Here’s how the most sophisticated teams are shifting:

From Audience Buckets to Dynamic Targeting

You can’t fix frequency if your audiences are a mess.

Most campaigns still run off static segments—broad demographics, interest tags, or "lookalikes" that were built quarters ago. That’s not targeting. That’s hoping.

The fix? Real audience management.

  • Sync behavioural signals across platforms.

  • Update intent scores in real time.

  • Build audiences dynamically around actions, recency, and journey stage.

This lets you control who sees what and when, aligning message cadence with user mindset—not just media budgets.

From Static Caps to Dynamic Frequency Strategy

The right frequency depends on where the user is in the journey and what you're trying to achieve:

  • Prioritise Reach for new markets, simple messages, or large audiences with low awareness.

  • Prioritise Frequency for complex messages, niche segments, or bottom-of-funnel nudges.

But don’t guess. Model it.

Pull your performance data by frequency bucket. Calculate where marginal returns start to fall off. This inflection point is your frequency frontier—the moment when hitting the same user again becomes less efficient than reaching someone new.

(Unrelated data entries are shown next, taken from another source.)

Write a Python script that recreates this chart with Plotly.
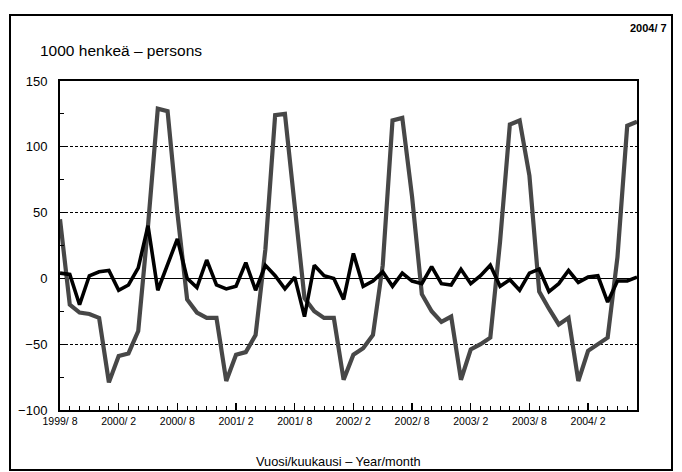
import plotly.graph_objects as go

# ---- data -------------------------------------------------------------
months = [f"{1999 + (7 + k) // 12}/ {(7 + k) % 12 + 1}" for k in range(60)]  # 1999/8 .. 2004/7

big_series = [45, -20, -26, -27, -30, -79, -59, -57, -40, 40,
              129, 127, 50, -16, -26, -30, -30, -78, -58, -56,
              -43, 22, 124, 125, 55, -15, -25, -30, -30, -77,
              -58, -53, -43, 10, 120, 122, 62, -12, -25, -33,
              -29, -77, -54, -50, -45, 28, 117, 120, 78, -10,
              -23, -35, -30, -78, -55, -50, -45, 16, 116, 119]

small_series = [4, 3, -20, 2, 5, 6, -9, -5, 8, 40,
                -9, 10, 30, 0, -7, 14, -5, -8, -6, 12,
                -9, 10, 2, -8, 1, -29, 10, 2, 0, -16,
                19, -6, -2, 5, -6, 4, -2, -4, 9, -4,
                -5, 7, -4, 2, 10, -6, -1, -9, 4, 7,
                -10, -4, 6, -3, 1, 2, -18, -2, -2, 1]

tick_idx = list(range(0, 60, 6))
tick_labels = [months[i] for i in tick_idx]
y_ticks = [-100, -50, 0, 50, 100, 150]

# ---- layout geometry (pixels) -----------------------------------------
W, H = 682, 472
L, R, T, B = 60, 637, 81, 410
pw, ph = R - L, B - T


def px(x):
    return (x - L) / pw


def py(y):
    return (B - y) / ph


FONT = "Liberation Sans, Arial, sans-serif"

x = list(range(len(months)))

fig = go.Figure()
fig.add_trace(go.Scatter(x=x, y=big_series, mode="lines",
                         line=dict(color="#474747", width=4.2), hoverinfo="skip"))
fig.add_trace(go.Scatter(x=x, y=small_series, mode="lines",
                         line=dict(color="#000000", width=3.6), hoverinfo="skip"))

fig.update_layout(
    width=W, height=H,
    margin=dict(l=L, r=W - R, t=T, b=H - B, pad=0),
    paper_bgcolor="white", plot_bgcolor="white",
    showlegend=False,
    font=dict(family=FONT, color="black", size=13),
    xaxis=dict(
        range=[0, len(months) - 1],
        tickmode="array", tickvals=tick_idx, ticktext=tick_labels,
        ticks="inside", ticklen=7, tickwidth=1.2, tickcolor="black",
        tickfont=dict(size=10.5, family=FONT),
        showline=True, linecolor="black", linewidth=2, mirror=True,
        showgrid=False, zeroline=False,
        minor=dict(tickmode="linear", tick0=0, dtick=1, ticks="inside",
                   ticklen=4, tickwidth=1, tickcolor="black", showgrid=False),
    ),
    yaxis=dict(
        range=[-100, 150],
        tickmode="array", tickvals=y_ticks,
        ticks="inside", ticklen=5, tickwidth=1.2, tickcolor="black",
        tickfont=dict(size=13, family=FONT),
        ticklabelstandoff=8,
        showline=True, linecolor="black", linewidth=2, mirror=True,
        showgrid=True, gridcolor="black", gridwidth=1, griddash="3px,2px",
        zeroline=True, zerolinecolor="black", zerolinewidth=1.6,
        minor=dict(tickmode="linear", tick0=0, dtick=25, ticks="inside",
                   ticklen=4, tickwidth=1, tickcolor="black", showgrid=False),
    ),
    shapes=[dict(type="rect", xref="paper", yref="paper",
                 x0=px(10), x1=px(672), y0=py(470), y1=py(15),
                 line=dict(color="black", width=2), layer="below")],
    annotations=[
        dict(text="1000 henkeä – persons", xref="paper", yref="paper",
             x=px(38), y=py(50), xanchor="left", yanchor="middle",
             showarrow=False, font=dict(size=15.5, family=FONT)),
        dict(text="<b>2004/ 7</b>", xref="paper", yref="paper",
             x=px(669), y=py(28), xanchor="right", yanchor="middle",
             showarrow=False, font=dict(size=11, family=FONT)),
        dict(text="Vuosi/kuukausi – Year/month", xref="paper", yref="paper",
             x=px(338), y=py(462), xanchor="center", yanchor="middle",
             showarrow=False, font=dict(size=12.8, family=FONT)),
    ],
)

fig.write_html("out.html",
               config={"displayModeBar": False, "staticPlot": True},
               post_script="document.body.style.margin='0';"
                           "document.body.style.overflow='hidden';")
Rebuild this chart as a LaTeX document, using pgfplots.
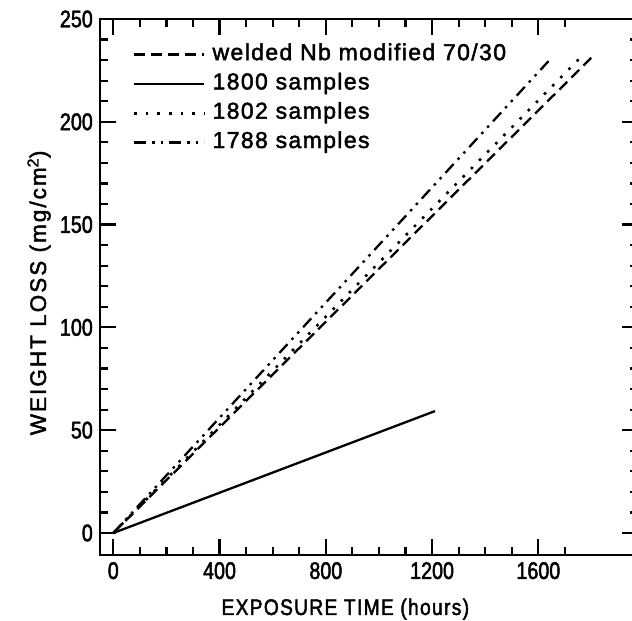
\documentclass[border=0pt]{standalone}
\usepackage{pgfplots}
\pgfplotsset{compat=1.18}
\usepackage{fontspec}
\setmainfont{Liberation Sans}[LetterSpace=6,FakeBold=2]
\newfontfamily\ylabfont{Liberation Sans}[LetterSpace=9,FakeBold=2]
\newfontfamily\tickfont{Liberation Sans}[FakeStretch=0.82,FakeBold=2]
\newfontfamily\xlabfont{Liberation Sans}[FakeStretch=0.85,LetterSpace=6,FakeBold=2]
\begin{document}
\begin{tikzpicture}
\begin{axis}[
  scale only axis, width=538bp, height=536bp,
  xmin=-50, xmax=1975, ymin=-10.7, ymax=250,
  axis line style={line width=2.4bp},
  tick style={line width=2.2bp, black},
  major tick length=16bp, minor tick length=8bp,
  tick align=inside,
  xtick={0,400,800,1200,1600},
  minor xtick={100,200,300,500,600,700,900,1000,1100,1300,1400,1500,1700},
  ytick={0,50,100,150,200,250},
  minor ytick={10,20,30,40,60,70,80,90,110,120,130,140,160,170,180,190,210,220,230,240},
  /pgf/number format/assume math mode=true,
  /pgf/number format/1000 sep={},
  ticklabel style={font=\tickfont\fontsize{24bp}{28bp}\selectfont},
  xticklabel style={inner sep=0pt, yshift=-7bp},
  yticklabel style={inner sep=0pt, xshift=-7bp},
  xlabel={EXPOSURE TIME (hours)},
  xlabel style={font=\xlabfont\fontsize{22.5bp}{26bp}\selectfont, at={(axis description cs:0.456,-0.1119)}, anchor=base},
  ylabel={WEIGHT LOSS (mg/cm\textsuperscript{2})},
  ylabel style={font=\ylabfont\fontsize{22.5bp}{26bp}\selectfont, at={(axis description cs:-0.1004,0.489)}, anchor=base},
  legend style={at={(axis description cs:0.0613,0.955)}, anchor=north west, draw=none, fill=none,
    inner sep=0pt, outer sep=0pt, font=\fontsize{23bp}{27bp}\selectfont, row sep=6.3bp,
    nodes={inner sep=0pt, text height=17bp, text depth=6bp},
    /tikz/every odd column/.append style={column sep=7bp}},
  legend cell align=left,
  legend image code/.code={\draw[#1] (0bp,0bp) -- (70bp,0bp);},
]
\addplot[black, line width=2.3bp, dash pattern=on 11bp off 6bp] coordinates {(0,0) (1806,232)};
\addlegendentry{welded Nb modified 70/30}
\addplot[black, line width=2.3bp] coordinates {(0,0) (1211,59.3)};
\addlegendentry{1800 samples}
\addplot[black, line width=2.6bp, dash pattern=on 2.6bp off 9bp] coordinates {(0,0) (1760,231.5)};
\addlegendentry{1802 samples}
\addplot[black, line width=2.3bp, dash pattern=on 12bp off 6bp on 2.5bp off 6bp on 2.5bp off 6bp] coordinates {(0,0) (1651,231.3)};
\addlegendentry{1788 samples}
\end{axis}
\pgfresetboundingbox
\path[use as bounding box] (-100bp,-66bp) rectangle (532bp,555bp);
\end{tikzpicture}
\end{document}
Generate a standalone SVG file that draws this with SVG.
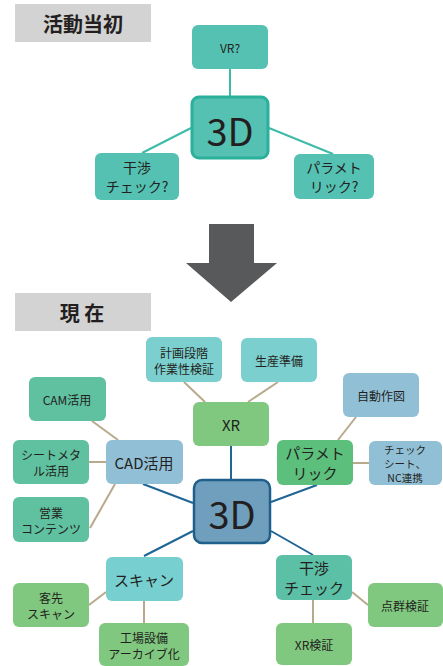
<svg xmlns="http://www.w3.org/2000/svg" width="443" height="666" viewBox="0 0 443 666">
<style>
text{font-family:"Noto Sans CJK JP","Noto Sans",sans-serif;text-anchor:middle;dominant-baseline:central;fill:#231f20}
.hdr{font-weight:bold;font-size:20px}
.s{font-size:12px}
.xs{font-size:10.5px}
.m{font-size:15px}
.t{font-size:14px}
.big{font-size:38px}
.tan{stroke:#b8a98c;stroke-width:2;fill:none}
.blu{stroke:#1f6596;stroke-width:2;fill:none}
.tl{stroke:#3dbaa8;stroke-width:2;fill:none}
</style>
<rect width="443" height="666" fill="#fff"/>
<g id="hdr1"><rect x="15" y="4" width="136" height="38" fill="#d3d3d3"/><text class="hdr" x="83" y="23">活動当初</text></g>
<g id="connectors-top">
<line class="tl" x1="230" y1="69" x2="230" y2="96"/>
<line class="tl" x1="191" y1="128" x2="142" y2="153"/>
<line class="tl" x1="269" y1="128" x2="333" y2="154"/>
</g>
<g id="vr"><rect x="192" y="25" width="76" height="44" rx="6" fill="#55c1b2"/><text class="s" x="230" y="47">VR?</text></g>
<g id="c3d-top"><rect x="192" y="97" width="76" height="61" rx="7" fill="#55c1b2" stroke="#2bb09c" stroke-width="3"/><text class="big" x="230" y="129">3D</text></g>
<g id="kansho-top"><rect x="95" y="153" width="84" height="47" rx="6" fill="#55c1b2"/><text class="t" x="137" y="167">干渉</text><text class="t" x="137" y="186">チェック?</text></g>
<g id="param-top"><rect x="294" y="154" width="80" height="45" rx="6" fill="#55c1b2"/><text class="t" x="334" y="167">パラメト</text><text class="t" x="334" y="186">リック?</text></g>
<g id="arrow"><polygon points="209,224 254,224 254,263 277,263 231,302 186,263 209,263" fill="#58595b"/></g>
<g id="hdr2"><rect x="15" y="293" width="136" height="38" fill="#d3d3d3"/><text class="hdr" x="82" y="312">現 在</text></g>
<g id="connectors">
<line class="tan" x1="184" y1="382" x2="205" y2="402"/>
<line class="tan" x1="278" y1="382" x2="248" y2="402"/>
<line class="tan" x1="356" y1="417" x2="338" y2="440"/>
<line class="tan" x1="353" y1="463" x2="369" y2="463"/>
<line class="tan" x1="92" y1="421" x2="118" y2="440"/>
<line class="tan" x1="89" y1="462" x2="106" y2="462"/>
<line class="tan" x1="90" y1="528" x2="115" y2="484"/>
<line class="tan" x1="89" y1="605" x2="106" y2="592"/>
<line class="tan" x1="144" y1="601" x2="144" y2="623"/>
<line class="tan" x1="352" y1="592" x2="368" y2="605"/>
<line class="tan" x1="313" y1="600" x2="313" y2="623"/>
<line class="blu" x1="231" y1="446" x2="231" y2="480"/>
<line class="blu" x1="143" y1="484" x2="193" y2="503"/>
<line class="blu" x1="271" y1="502" x2="317" y2="485"/>
<line class="blu" x1="193" y1="531" x2="144" y2="556"/>
<line class="blu" x1="271" y1="531" x2="313" y2="555"/>
</g>
<g id="keikaku"><rect x="146" y="337" width="76" height="45" rx="6" fill="#7ccfcf"/><text class="s" x="184" y="352">計画段階</text><text class="s" x="184" y="368">作業性検証</text></g>
<g id="seisan"><rect x="241" y="338" width="76" height="44" rx="6" fill="#7ccfcf"/><text class="s" x="279" y="360">生産準備</text></g>
<g id="xr"><rect x="193" y="402" width="76" height="44" rx="6" fill="#80c87f"/><text class="m" x="231" y="424">XR</text></g>
<g id="jido"><rect x="343" y="373" width="76" height="44" rx="6" fill="#91bfd6"/><text class="s" x="381" y="395">自動作図</text></g>
<g id="param"><rect x="277" y="440" width="76" height="45" rx="6" fill="#5cc07c"/><text class="m" x="315" y="452">パラメト</text><text class="m" x="315" y="472">リック</text></g>
<g id="check"><rect x="369" y="441" width="73" height="44" rx="6" fill="#91bfd6"/><text class="xs" x="405" y="449">チェック</text><text class="xs" x="405" y="463">シート、</text><text class="xs" x="405" y="477">NC連携</text></g>
<g id="cam"><rect x="29" y="377" width="77" height="44" rx="6" fill="#5fc1a0"/><text class="s" x="67" y="399">CAM活用</text></g>
<g id="cad"><rect x="106" y="440" width="77" height="44" rx="6" fill="#91bfd6"/><text class="m" x="144" y="462">CAD活用</text></g>
<g id="sheet"><rect x="13" y="440" width="76" height="44" rx="6" fill="#5fc1a0"/><text class="s" x="51" y="454">シートメタ</text><text class="s" x="51" y="470">ル活用</text></g>
<g id="eigyo"><rect x="13" y="497" width="76" height="45" rx="6" fill="#5fc1a0"/><text class="s" x="51" y="512">営業</text><text class="s" x="51" y="528">コンテンツ</text></g>
<g id="c3d"><rect x="194" y="480" width="76" height="63" rx="8" fill="#6f9fbc" stroke="#1f5f8b" stroke-width="2.5"/><text class="big" x="232" y="512">3D</text></g>
<g id="scan"><rect x="106" y="557" width="77" height="44" rx="6" fill="#77cfcf"/><text class="m" x="144" y="579">スキャン</text></g>
<g id="kyaku"><rect x="13" y="583" width="76" height="44" rx="6" fill="#80c87f"/><text class="s" x="51" y="597">客先</text><text class="s" x="51" y="613">スキャン</text></g>
<g id="kojo"><rect x="99" y="623" width="90" height="43" rx="6" fill="#80c87f"/><text class="s" x="144" y="637">工場設備</text><text class="s" x="144" y="653">アーカイブ化</text></g>
<g id="kansho"><rect x="276" y="555" width="76" height="45" rx="6" fill="#5cc0a6"/><text class="m" x="314" y="567">干渉</text><text class="m" x="314" y="587">チェック</text></g>
<g id="tengun"><rect x="368" y="583" width="75" height="44" rx="6" fill="#80c87f"/><text class="s" x="405" y="605">点群検証</text></g>
<g id="xrkensho"><rect x="276" y="623" width="76" height="42" rx="6" fill="#80c87f"/><text class="s" x="314" y="644">XR検証</text></g>
</svg>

From Delivery Metrics to Impact Metrics

Frequency alone tells you nothing. Who cares if someone saw your ad five times if they didn’t remember it, engage with it, or convert? Replace shallow delivery metrics with business-aligned KPIs:

  • Media Efficiency Ratio (MER)

  • Brand lift and recall studies

  • Attention scores

  • Sales velocity by frequency cohort

From Siloed Frequency to Unified Identity

Invest in clean rooms, identity graphs, and CDPs that can track a person—not just a device ID or cookie trail. his is the only way to stop accidentally overwhelming your most valuable customers with redundant impressions across Meta, programmatic, and CTV.

An optimal frequency strategy isn’t static—it’s a living system. One that adapts to audience intent, market maturity, and message complexity. When done right, frequency becomes less about how often and more about how well.

Stop counting exposures. Start making exposures count.